OneStat.com Web Analytics Trust People (once an Englishman in Philly): 01/01/2005 - 02/01/2005

Thursday, January 27, 2005

Go Oxford, go...

Simon Jenkins is spot on in yesterday's Times about the way forward for universities in the UK.

"British universities cannot survive in the long term as outposts of central government. They must regain their autonomy. But the first to move will not be Oxford or Cambridge. It will be somewhere in London. When that happens Oxbridge had better look to its laurels."

Howard's asylum policy

Dreadful though I feel in saying this I cannot in all conscience agree with the Conservative asylum policy. For economic immigration I can see a certain amount of justification for an Australian-style points system. On asylum though I am a little shocked.

I'll be absolutely honest, and admit right off that immigration, and refugees to the extent they overlap, are not subjects which get my blood flowing. I find it really hard to get worked up either way and it normally takes a pretty extreme view to get me talking on the topic.

The current proposal on the table though shocks me. It is genuinely Michael Howard's plan to, in effect, accept unlimited numbers of economic migrants from within the EU - from France, Poland and Estonia - yet to turn away genuine refugees back to war, torture and oppression they have fleed from. In all conscience that is not a policy I could stomach. Of course, there's a balance to be reached but I'm not convinced that unilateral Government quotas on refugees are the way to go.


Saturday, January 22, 2005

Not so useless after all?

Just another quicky, but doesn't this breaking story, about Blair and Brown coming out to launch a massive public scaremongering session, suggest they might have been just a little bit rattled by the reaction they've picked up to the Tory plans?

Forgive me if I'm barking up the wrong tree - I do tend to get overly optimistic come election time - but having appeared to have barely spoken to each other for weeks this does seem to be an interesting shift and makes me wonder what caused it.

Tuesday, January 18, 2005

We are all equal but some are more equal than others...
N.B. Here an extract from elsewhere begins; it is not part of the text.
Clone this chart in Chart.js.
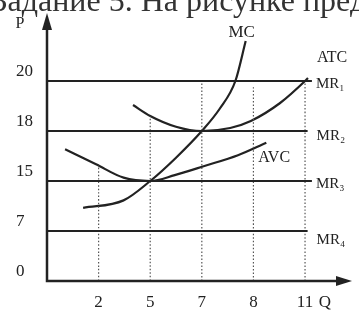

If flags and flagpoles need planning permission then they need planning permission. The fact that some people are, perfectly justifiably, more attached to their flags than anyone else shouldn't matter. It probably wasn't the most tactful move ever to refer to 'advertising' though...

WD40 to the rescue!

This article is truly hilarious. I'm keen to get away from lots of short posts but I had to reproduce this.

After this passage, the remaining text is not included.